Manipulation to prediction: integrating flood experiments and AI to understand coastal forest mortality

Rising sea levels and intensifying storms are driving increased flooding and salinization of coastal forests, yet the mechanistic pathways linking belowground disturbances to forest mortality remain poorly constrained. We designed an ecosystem-scale flood manipulation experiment in a coastal forest to disentangle the roles of inundation and salinity in initiating the hypothesized “tree mortality spiral”. Our experimental plots are outfitted with an extensive array of sensors to complement high resolution sampling campaigns, allowing us to observe immediate and lagged responses to flooding. Experimental flooding drove rapid, consistent shifts in soil biogeochemistry indicative of oxygen stress and altered carbon cycling, followed by a lagged response in aboveground vegetation. The temporal disconnect between belowground process thresholds and observable forest impacts demonstrates how manipulative experiments can benchmark the early stages of transitions in the coastal Critical Zone. 

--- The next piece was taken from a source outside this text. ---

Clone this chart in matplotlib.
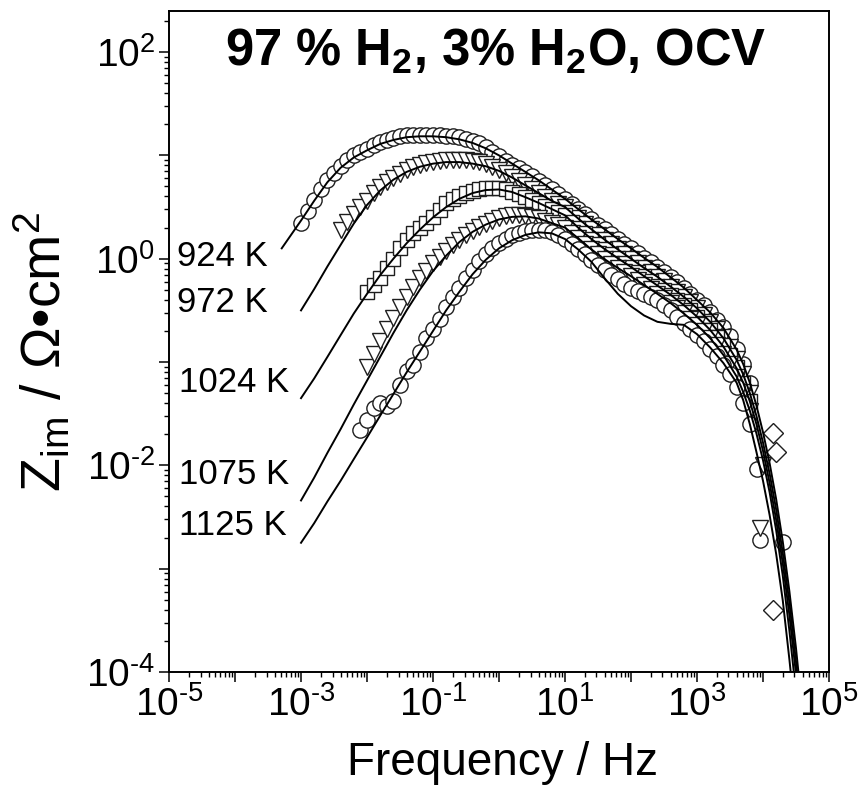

Building on our field-based findings and substantial AI-ready datasets produced over multiple years of flooding experiments, we are developing a coupled modeling framework that leverages both AI-based and process-based models to predict forest responses under future flooding regimes. Through this integrated approach, we aim to understand how disturbance intensity, duration, and legacy effects propagate across time and space to control coastal forest resilience. The combination of controlled large-scale ecosystem manipulation and data-driven predictive modeling provides a framework for bridging disciplines and scales—linking soil biogeochemistry, ecohydrology, and vegetation dynamics—to improve projections of coastal forest mortality and its consequences for coastal Critical Zone carbon cycling.